__TASK BRIEF__.
Give back the full listing, character for character, with no pictures.

__PROVIDED DATA__.
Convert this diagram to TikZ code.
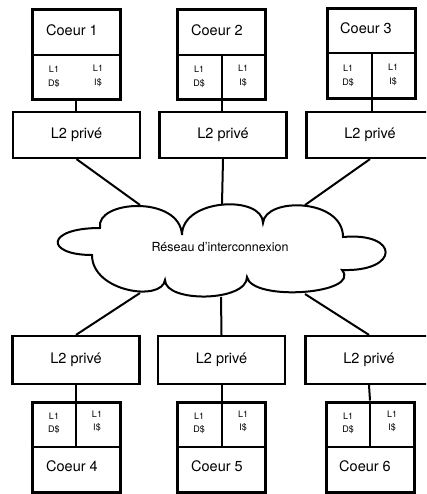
\documentclass[tikz,border=0pt]{standalone}
\usepackage{fontspec}
\setmainfont{TeX Gyre Heros}
\begin{document}
\begin{tikzpicture}[x=1pt,y=-1pt,
  core/.style={draw, line width=3pt, minimum width=88pt, minimum height=90pt, inner sep=0pt},
  l2box/.style={draw, line width=2.2pt, minimum width=127pt, minimum height=46pt, inner sep=0pt, font=\fontsize{14.5}{16}\selectfont},
  lab/.style={inner sep=0pt, font=\fontsize{14.5}{16}\selectfont},
  small/.style={inner sep=0pt, font=\fontsize{9}{10}\selectfont},
  netlab/.style={inner sep=0pt, font=\fontsize{12.5}{14}\selectfont},
  link/.style={line width=2pt},
  divline/.style={line width=2pt},
  cloudline/.style={line width=2pt, fill=white}]
\clip (0,0) rectangle (426,494);

% ---------- top cores ----------
\node[core] (c1) at (76,55) {};
\node[core] (c2) at (221.5,55) {};
\node[core] (c3) at (371,54) {};
\draw[divline] (c1.west |- 0,55) -- (c1.east |- 0,55);
\draw[divline] (c2.west |- 0,55) -- (c2.east |- 0,55);
\draw[divline] (c3.west |- 0,53) -- (c3.east |- 0,53);
\draw[divline] (222,55) -- (222,100);
\draw[divline] (372,53) -- (372,99);

\node[lab] (t1) at (72,30) {Coeur 1};
\node[lab] (t2) at (217,30) {Coeur 2};
\node[lab] (t3) at (366,28) {Coeur 3};

\node[small] (c1dl) at (54,69) {L1};
\node[small] (c1dd) at (54,84) {D\$};
\node[small] (c1il) at (98,68) {L1};
\node[small] (c1ii) at (98,83) {I\$};
\node[small] (c2dl) at (199,69) {L1};
\node[small] (c2dd) at (199,84) {D\$};
\node[small] (c2il) at (243,68) {L1};
\node[small] (c2ii) at (243,83) {I\$};
\node[small] (c3dl) at (348,68) {L1};
\node[small] (c3dd) at (348,83) {D\$};
\node[small] (c3il) at (393,67) {L1};
\node[small] (c3ii) at (393,82) {I\$};

% ---------- top L2 ----------
\node[l2box] (l2a) at (76.5,135) {L2 privé};
\node[l2box] (l2b) at (223,135) {L2 privé};
\node[l2box] (l2c) at (370,135) {L2 privé};

\draw[link] (c1.south) -- (c1.south |- l2a.north);
\draw[link] (222,100) -- (222,112);
\draw[link] (372,99) -- (372,112);

% ---------- bottom L2 ----------
\node[l2box, minimum height=48pt] (l2d) at (76,360) {L2 privé};
\node[l2box, minimum height=48pt] (l2e) at (221.5,360) {L2 privé};
\node[l2box, minimum height=48pt] (l2f) at (369,360) {L2 privé};

% ---------- bottom cores ----------
\node[core] (c4) at (76,447) {};
\node[core] (c5) at (221.5,447) {};
\node[core, minimum width=88pt] (c6) at (370,447) {};
\draw[divline] (c4.west |- 0,447) -- (c4.east |- 0,447);
\draw[divline] (c5.west |- 0,447) -- (c5.east |- 0,447);
\draw[divline] (c6.west |- 0,447) -- (c6.east |- 0,447);
\draw[divline] (c4.north) -- (76,447);
\draw[divline] (c5.north) -- (221.5,447);
\draw[divline] (c6.north) -- (370,447);

\draw[link] (l2d.south) -- (c4.north);
\draw[link] (l2e.south) -- (c5.north);
\draw[link] (l2f.south) -- (c6.north);

\node[lab] (t4) at (72,466) {Coeur 4};
\node[lab] (t5) at (217,466) {Coeur 5};
\node[lab] (t6) at (365,466) {Coeur 6};

\node[small] (c4dl) at (54,416) {L1};
\node[small] (c4dd) at (54,430) {D\$};
\node[small] (c4il) at (97,414) {L1};
\node[small] (c4ii) at (97,428) {I\$};
\node[small] (c5dl) at (199,416) {L1};
\node[small] (c5dd) at (199,430) {D\$};
\node[small] (c5il) at (243,414) {L1};
\node[small] (c5ii) at (243,428) {I\$};
\node[small] (c6dl) at (348,416) {L1};
\node[small] (c6dd) at (348,430) {D\$};
\node[small] (c6il) at (392,414) {L1};
\node[small] (c6ii) at (392,428) {I\$};

% ---------- cloud ----------
\coordinate (ctl) at (140,205);
\coordinate (ctm) at (222,204);
\coordinate (ctr) at (305,205);
\coordinate (cbl) at (140,293);
\coordinate (cbm) at (221,297);
\coordinate (cbr) at (305,294);

\draw[link] (l2a.south) -- (ctl);
\draw[link] (l2b.south) -- (ctm);
\draw[link] (l2c.south) -- (ctr);
\draw[link] (cbl) -- (l2d.north);
\draw[link] (cbm) -- (l2e.north);
\draw[link] (cbr) -- (l2f.north);

\draw[cloudline] (100,228)
  .. controls (95,200) and (180,195) .. (182,235)
  .. controls (182,198) and (263,195) .. (263,223)
  .. controls (265,197) and (343,198) .. (343,237)
  .. controls (400,232) and (400,272) .. (342,270)
  .. controls (362,294) and (252,302) .. (247,277)
  .. controls (247,302) and (165,303) .. (165,280)
  .. controls (162,302) and (92,292) .. (92,255)
  .. controls (45,255) and (45,228) .. (100,228) -- cycle;

\node[netlab] (net) at (220,247) {Réseau d’interconnexion};
\end{tikzpicture}
\end{document}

__PROBLEM SOLUTION__.
Convert this diagram to TikZ code.
\documentclass[tikz,border=0pt]{standalone}
\usepackage{fontspec}
\setmainfont{TeX Gyre Heros}
\begin{document}
\begin{tikzpicture}[x=1pt,y=-1pt,
  core/.style={draw, line width=3pt, minimum width=88pt, minimum height=90pt, inner sep=0pt},
  l2box/.style={draw, line width=2.2pt, minimum width=127pt, minimum height=46pt, inner sep=0pt, font=\fontsize{14.5}{16}\selectfont},
  lab/.style={inner sep=0pt, font=\fontsize{14.5}{16}\selectfont},
  small/.style={inner sep=0pt, font=\fontsize{9}{10}\selectfont},
  netlab/.style={inner sep=0pt, font=\fontsize{12.5}{14}\selectfont},
  link/.style={line width=2pt},
  divline/.style={line width=2pt},
  cloudline/.style={line width=2pt, fill=white}]
\clip (0,0) rectangle (426,494);

% ---------- top cores ----------
\node[core] (c1) at (76,55) {};
\node[core] (c2) at (221.5,55) {};
\node[core] (c3) at (371,54) {};
\draw[divline] (c1.west |- 0,55) -- (c1.east |- 0,55);
\draw[divline] (c2.west |- 0,55) -- (c2.east |- 0,55);
\draw[divline] (c3.west |- 0,53) -- (c3.east |- 0,53);
\draw[divline] (222,55) -- (222,100);
\draw[divline] (372,53) -- (372,99);

\node[lab] (t1) at (72,30) {Coeur 1};
\node[lab] (t2) at (217,30) {Coeur 2};
\node[lab] (t3) at (366,28) {Coeur 3};

\node[small] (c1dl) at (54,69) {L1};
\node[small] (c1dd) at (54,84) {D\$};
\node[small] (c1il) at (98,68) {L1};
\node[small] (c1ii) at (98,83) {I\$};
\node[small] (c2dl) at (199,69) {L1};
\node[small] (c2dd) at (199,84) {D\$};
\node[small] (c2il) at (243,68) {L1};
\node[small] (c2ii) at (243,83) {I\$};
\node[small] (c3dl) at (348,68) {L1};
\node[small] (c3dd) at (348,83) {D\$};
\node[small] (c3il) at (393,67) {L1};
\node[small] (c3ii) at (393,82) {I\$};

% ---------- top L2 ----------
\node[l2box] (l2a) at (76.5,135) {L2 privé};
\node[l2box] (l2b) at (223,135) {L2 privé};
\node[l2box] (l2c) at (370,135) {L2 privé};

\draw[link] (c1.south) -- (c1.south |- l2a.north);
\draw[link] (222,100) -- (222,112);
\draw[link] (372,99) -- (372,112);

% ---------- bottom L2 ----------
\node[l2box, minimum height=48pt] (l2d) at (76,360) {L2 privé};
\node[l2box, minimum height=48pt] (l2e) at (221.5,360) {L2 privé};
\node[l2box, minimum height=48pt] (l2f) at (369,360) {L2 privé};

% ---------- bottom cores ----------
\node[core] (c4) at (76,447) {};
\node[core] (c5) at (221.5,447) {};
\node[core, minimum width=88pt] (c6) at (370,447) {};
\draw[divline] (c4.west |- 0,447) -- (c4.east |- 0,447);
\draw[divline] (c5.west |- 0,447) -- (c5.east |- 0,447);
\draw[divline] (c6.west |- 0,447) -- (c6.east |- 0,447);
\draw[divline] (c4.north) -- (76,447);
\draw[divline] (c5.north) -- (221.5,447);
\draw[divline] (c6.north) -- (370,447);

\draw[link] (l2d.south) -- (c4.north);
\draw[link] (l2e.south) -- (c5.north);
\draw[link] (l2f.south) -- (c6.north);

\node[lab] (t4) at (72,466) {Coeur 4};
\node[lab] (t5) at (217,466) {Coeur 5};
\node[lab] (t6) at (365,466) {Coeur 6};

\node[small] (c4dl) at (54,416) {L1};
\node[small] (c4dd) at (54,430) {D\$};
\node[small] (c4il) at (97,414) {L1};
\node[small] (c4ii) at (97,428) {I\$};
\node[small] (c5dl) at (199,416) {L1};
\node[small] (c5dd) at (199,430) {D\$};
\node[small] (c5il) at (243,414) {L1};
\node[small] (c5ii) at (243,428) {I\$};
\node[small] (c6dl) at (348,416) {L1};
\node[small] (c6dd) at (348,430) {D\$};
\node[small] (c6il) at (392,414) {L1};
\node[small] (c6ii) at (392,428) {I\$};

% ---------- cloud ----------
\coordinate (ctl) at (140,205);
\coordinate (ctm) at (222,204);
\coordinate (ctr) at (305,205);
\coordinate (cbl) at (140,293);
\coordinate (cbm) at (221,297);
\coordinate (cbr) at (305,294);

\draw[link] (l2a.south) -- (ctl);
\draw[link] (l2b.south) -- (ctm);
\draw[link] (l2c.south) -- (ctr);
\draw[link] (cbl) -- (l2d.north);
\draw[link] (cbm) -- (l2e.north);
\draw[link] (cbr) -- (l2f.north);

\draw[cloudline] (100,228)
  .. controls (95,200) and (180,195) .. (182,235)
  .. controls (182,198) and (263,195) .. (263,223)
  .. controls (265,197) and (343,198) .. (343,237)
  .. controls (400,232) and (400,272) .. (342,270)
  .. controls (362,294) and (252,302) .. (247,277)
  .. controls (247,302) and (165,303) .. (165,280)
  .. controls (162,302) and (92,292) .. (92,255)
  .. controls (45,255) and (45,228) .. (100,228) -- cycle;

\node[netlab] (net) at (220,247) {Réseau d’interconnexion};
\end{tikzpicture}
\end{document}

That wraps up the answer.